No mundo globalizado de hoje questiona-se o papel do estado interventor e mesmo a associação entre estado e nação. Alguns países conseguiram assegurar o papel político do estado, central à idéia de nação. Isto, porém, não aconteceu na América Latina. O resultado foi o estado mínimo do decênio de 1990, em substituição ao estado construtor de uma nova ordem econômica e política. Foi-lhe subtraído o papel de interpretar um sonho coletivo e transformá-lo em projeto nacional. Sua função atual édeixar que o mercado aja, supondo-se que as coisas fluirão naturalmente para melhor.

Como ficam a Ciência e a Tecnologia diante deste quadro?

A lógica de mercado postula que toda a oferta cria a sua própria demanda. Logo, os investimentos em ciência e tecnologia teriam um retorno econômico automático, correspondente ao seu valor. Assim, a questão da Ciência e Tecnologia (e também a da Educação) resumir-se-ia ao investimento de uma percentagem adequada do PIB. A expansão da Ciência e da Educação seria a solução para todos os problemas do país. Não haveria necessidade de uma maior qualificação dos investimentos nesses setores.

São premissas, evidentemente, falsas. Sua primeira conseqüência é o desemprego científico e tecnológico. Recentemente, uma universidade particular paulista anunciou a disposição de contratar doutores e seu reitor recebeu mais de mil currículos. Não está muito longe o tempo em que um estudante de engenharia tinha todo um futuro diante de si. Hoje, engenharia é das áreas que menos atraem candidatos ao ensino superior. O número de engenheiros em atividade, no Brasil, tem caído, ano a ano, acompanhando a desativação de setores industriais, de centros de pesquisa tecnológica e a internacionalização de certos setores econômicos. Atualmente, há pouco mais de 137.000 engenheiros trabalhando no Brasil e, em 1989, este número era de mais de 154.000, com uma redução de 11 % nos postos de trabalho da área. Por outro lado, a expansão do ensino superior não cria novos empregos, mas apenas pessoas superqualificadas para a atividade que desenvolvem.
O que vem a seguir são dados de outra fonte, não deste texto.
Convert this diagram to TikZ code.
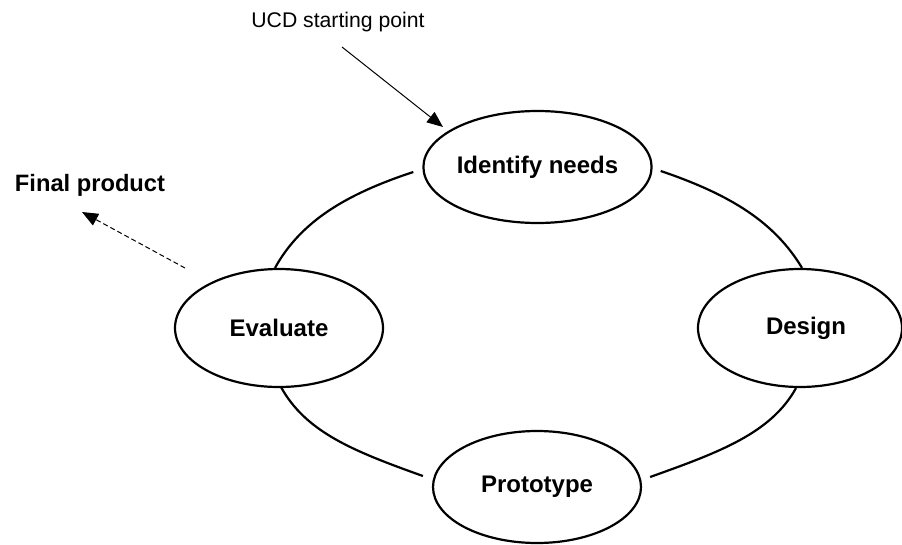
\documentclass[tikz,border=0pt]{standalone}
\usepackage{fontspec}
\setmainfont{Liberation Sans}
\usetikzlibrary{shapes.geometric,arrows.meta,calc}
\begin{document}
\begin{tikzpicture}[x=1pt,y=-1pt,
  stage/.style={ellipse,draw,line width=2.2pt,fill=white,inner sep=0pt,
    font=\bfseries\fontsize{24}{28}\selectfont},
  arcline/.style={line width=2.2pt},
  pointer/.style={line width=1pt,-{Triangle[length=16pt,width=13pt]}},
  dashpointer/.style={pointer,dash pattern=on 5pt off 3pt}]
\useasboundingbox (0,0) rectangle (902,544);
\node[stage,minimum width=208pt,minimum height=112pt] (idn) at (537.5,167) {Identify needs};
\node[stage,minimum width=204pt,minimum height=118pt] (des) at (800,328) {\hspace*{12pt}Design};
\node[stage,minimum width=208pt,minimum height=118pt] (eva) at (279,328) {Evaluate};
\node[stage,minimum width=208pt,minimum height=112pt] (pro) at (537,487) {Prototype};
\draw[arcline] ($(idn.west)+(-9,5)$) .. controls +(-70,23) and +(25,-45) .. ($(eva.north)+(-4,0)$);
\draw[arcline] ($(idn.east)+(8,4)$) .. controls +(71,24) and +(-27,-45) .. ($(des.north)+(2,0)$);
\draw[arcline] ($(eva.south)+(2,-1)$) .. controls +(25,45) and +(-70,-25) .. ($(pro.west)+(-9,-11)$);
\draw[arcline] ($(des.south)+(-4,0)$) .. controls +(-25,45) and +(70,-25) .. ($(pro.east)+(8,-10)$);
\node[anchor=base,font=\fontsize{21.2}{25}\selectfont] (ucd) at (338,27) {UCD starting point};
\node[anchor=base,font=\bfseries\fontsize{23.7}{28}\selectfont] (fin) at (90,191) {Final product};
\coordinate (ucdtail) at (342,47);
\coordinate (ucdtip) at (443,127);
\coordinate (fintail) at (185,268);
\coordinate (fintip) at (82,212);
\draw[pointer] (ucdtail) -- (ucdtip);
\draw[dashpointer] (fintail) -- (fintip);
\end{tikzpicture}
\end{document}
Outra conseqüência é o tipo de ciência que se faz e o perfil das instituições de ensino e pesquisa. Por algum tempo, no Brasil, começaram a desenvolver-se interações que iam da ciência “básica” até a tecnologia e ao desenvolvimento de produto. A tendência, hoje, é ao progressivo isolamento da Ciência ante o meio econômico e social. Em que pese o discurso da Ciência salvadora, sem que lhe seja atribuída uma função social definida, caminha-se para o corte de recursos, o abandono das universidades e o fechamento dos centros de pesquisa avançada, e sua substituição por grandes colégios de terceiro grau, onde a pesquisa científica não tenha nenhuma importância.
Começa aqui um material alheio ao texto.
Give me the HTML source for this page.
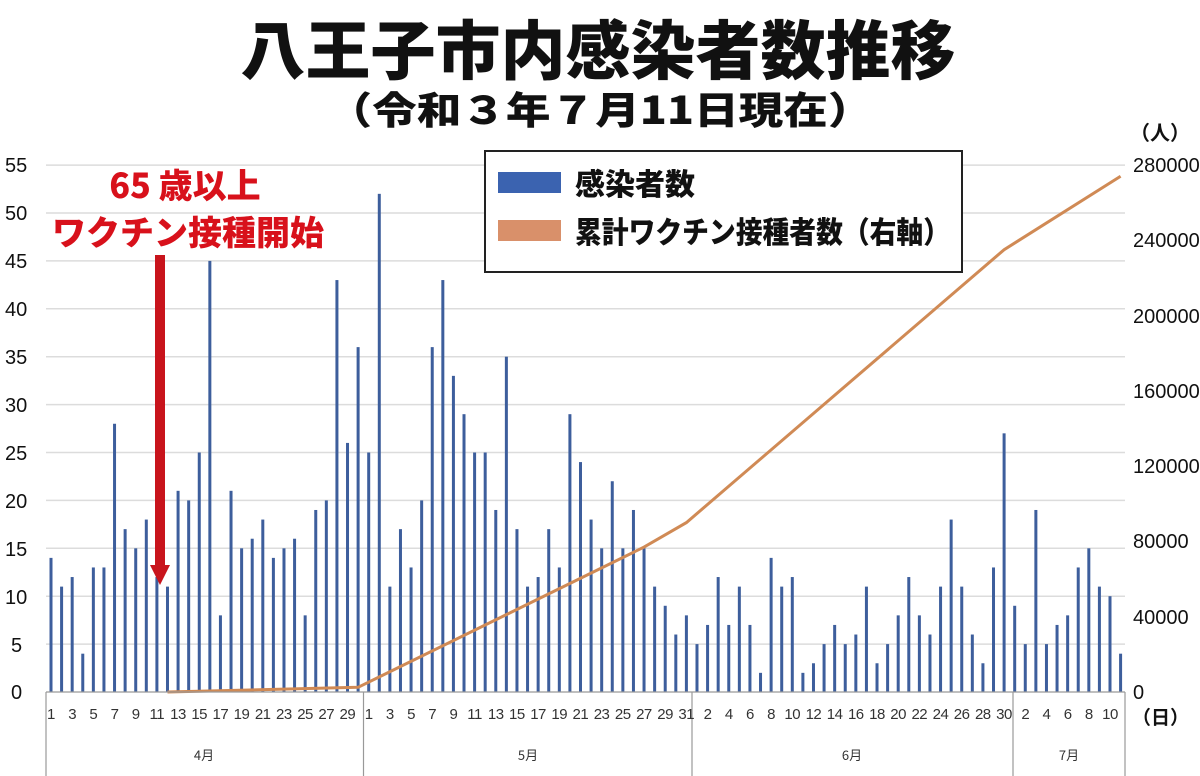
<!DOCTYPE html>
<html><head><meta charset="utf-8"><style>
body{margin:0;background:#fff;}
#c{position:relative;width:1200px;height:776px;overflow:hidden;background:#fff;font-family:"Liberation Sans","Noto Sans CJK JP",sans-serif;}
.row{position:absolute;top:706px;display:flex;font-size:15px;color:#333;letter-spacing:-0.5px;}
.row span{width:21.18px;text-align:center;display:block;}
.ab{position:absolute;font-family:"Liberation Sans","Noto Sans CJK JP",sans-serif;}
</style></head><body><div id="c">
<svg id="s" width="1200" height="776" style="position:absolute;left:0;top:0">
<text x="598" y="74" text-anchor="middle" font-size="64" font-weight="900" textLength="715" lengthAdjust="spacingAndGlyphs" fill="#111" font-family="Noto Sans CJK JP, sans-serif">八王子市内感染者数推移</text>
<text x="600" y="124" text-anchor="middle" font-size="38" font-weight="900" textLength="545" lengthAdjust="spacingAndGlyphs" fill="#111" font-family="Noto Sans CJK JP, sans-serif">（令和３年７月11日現在）</text>
<text x="1160" y="140" text-anchor="middle" font-size="20" font-weight="700" fill="#111" font-family="Noto Sans CJK JP, sans-serif">（人）</text>
<g id="grid"></g>
<g id="bars"></g>
<polyline id="line" fill="none" stroke="#d08a55" stroke-width="3"/>
<g stroke="#999" stroke-width="1.2">
<line x1="46" y1="692" x2="1125" y2="692"/>
<line x1="46" y1="692" x2="46" y2="776"/>
<line x1="363.5" y1="692" x2="363.5" y2="776"/>
<line x1="692" y1="692" x2="692" y2="776"/>
<line x1="1013" y1="692" x2="1013" y2="776"/>
<line x1="1125" y1="692" x2="1125" y2="776"/>
</g>
<g font-size="20" fill="#111" font-family="Liberation Sans, sans-serif">
<text x="5" y="172">55</text><text x="5" y="220">50</text><text x="5" y="268">45</text><text x="5" y="316">40</text><text x="5" y="364">35</text><text x="5" y="412">30</text><text x="5" y="460">25</text><text x="5" y="508">20</text><text x="5" y="556">15</text><text x="5" y="604">10</text><text x="11" y="652">5</text><text x="11" y="699">0</text>
<text x="1133" y="172">280000</text><text x="1133" y="247">240000</text><text x="1133" y="323">200000</text><text x="1133" y="398">160000</text><text x="1133" y="473">120000</text><text x="1133" y="548">80000</text><text x="1133" y="624">40000</text><text x="1133" y="699">0</text>
</g>
<text x="1132" y="724" font-size="19" font-weight="700" fill="#111" font-family="Noto Sans CJK JP, sans-serif">（日）</text>
<g font-size="13" fill="#333" text-anchor="middle" font-family="Noto Sans CJK JP, sans-serif">
<text x="204" y="760">4月</text><text x="528" y="760">5月</text><text x="852" y="760">6月</text><text x="1069" y="760">7月</text>
</g>
<rect x="485" y="151" width="477" height="121" fill="#fff" stroke="#222" stroke-width="2"/>
<rect x="498" y="172" width="63" height="21" fill="#3b63b0"/>
<rect x="498" y="220" width="63" height="21" fill="#d9906a"/>
<text x="575" y="195" font-size="30" font-weight="900" fill="#111" font-family="Noto Sans CJK JP, sans-serif">感染者数</text>
<text x="575" y="243" font-size="30" font-weight="900" fill="#111" textLength="375" lengthAdjust="spacingAndGlyphs" font-family="Noto Sans CJK JP, sans-serif">累計ワクチン接種者数（右軸）</text>
<text x="185" y="198" text-anchor="middle" font-size="34" font-weight="900" fill="#d8111b" font-family="Noto Sans CJK JP, sans-serif">65 歳以上</text>
<text x="188" y="245" text-anchor="middle" font-size="34" font-weight="900" fill="#d8111b" textLength="272" lengthAdjust="spacingAndGlyphs" font-family="Noto Sans CJK JP, sans-serif">ワクチン接種開始</text>
<rect x="155" y="255" width="10" height="315" fill="#c8141c"/>
<polygon points="150,565 170,565 160,585" fill="#c8141c"/>
</svg>
<div class="row" style="left:40.4px"><span>1</span><span>3</span><span>5</span><span>7</span><span>9</span><span>11</span><span>13</span><span>15</span><span>17</span><span>19</span><span>21</span><span>23</span><span>25</span><span>27</span><span>29</span></div>
<div class="row" style="left:358.1px"><span>1</span><span>3</span><span>5</span><span>7</span><span>9</span><span>11</span><span>13</span><span>15</span><span>17</span><span>19</span><span>21</span><span>23</span><span>25</span><span>27</span><span>29</span><span>31</span></div>
<div class="row" style="left:697px"><span>2</span><span>4</span><span>6</span><span>8</span><span>10</span><span>12</span><span>14</span><span>16</span><span>18</span><span>20</span><span>22</span><span>24</span><span>26</span><span>28</span><span>30</span></div>
<div class="row" style="left:1014.7px"><span>2</span><span>4</span><span>6</span><span>8</span><span>10</span></div>
</div>
<script>
var NS="http://www.w3.org/2000/svg";
var v=[14,11,12,4,13,13,28,17,15,18,12,11,21,20,25,45,8,21,15,16,18,14,15,16,8,19,20,43,26,36,
25,52,11,17,13,20,36,43,33,29,25,25,19,35,17,11,12,17,13,29,24,18,15,22,15,19,15,11,9,6,8,
5,7,12,7,11,7,2,14,11,12,2,3,5,7,5,6,11,3,5,8,12,8,6,11,18,11,6,3,13,27,
9,5,19,5,7,8,13,15,11,10,4];
function X(i){return 51+i*10.59;}
var g=document.getElementById('grid');
for(var k=1;k<=11;k++){var y=692-k*5*9.58;var l=document.createElementNS(NS,'line');
l.setAttribute('x1',46);l.setAttribute('x2',1125);l.setAttribute('y1',y);l.setAttribute('y2',y);
l.setAttribute('stroke','#dcdcdc');l.setAttribute('stroke-width','1.5');g.appendChild(l);}
var b=document.getElementById('bars');
v.forEach(function(d,i){var r=document.createElementNS(NS,'rect');
r.setAttribute('x',X(i)-1.5);r.setAttribute('width',3);r.setAttribute('y',692-d*9.58);r.setAttribute('height',d*9.58);
r.setAttribute('fill','#3d5e9c');b.appendChild(r);});
function Y(val){return 692-val/280000*527;}
var pts=[[11,0],[29,2500],[56,77000],[60,90000],[90,235000],[101,274000]];
document.getElementById('line').setAttribute('points',pts.map(function(p){return X(p[0])+','+Y(p[1]);}).join(' '));
</script>
</body></html>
A ciência dita “básica”, originária de universidades e institutos de pesquisa, pode, transformada em tecnologia, fazer brotar todo um ciclo de desenvolvimento econômico. Pode, também, permanecer como um recurso potencial, inexplorado. Neste caso, não cabe uma comparação com as boas orquestras sinfônicas, sempre relevantes. Mas, os pesquisadores devem buscar, em qualquer situação, a excelência no conhecimento. As situações políticas se alteram de um momento para o outro e as universidades e centros de pesquisas poderão voltar a ser considerados, de fato, como essenciais para o país. O conhecimento científico já existente no Brasil representa um fantástico patrimônio cultural. Os cientistas e pesquisadores devem preservá-lo com o seu trabalho e com a luta pela sobrevivência de suas instituições.

É indispensável, também, que os pesquisadores, como outros brasileiros, reaprendam a sonhar coletivamente e a construir a nação brasileira, pois não existe progresso da ciência sem vontade nacional e sem um estado para exercê-la.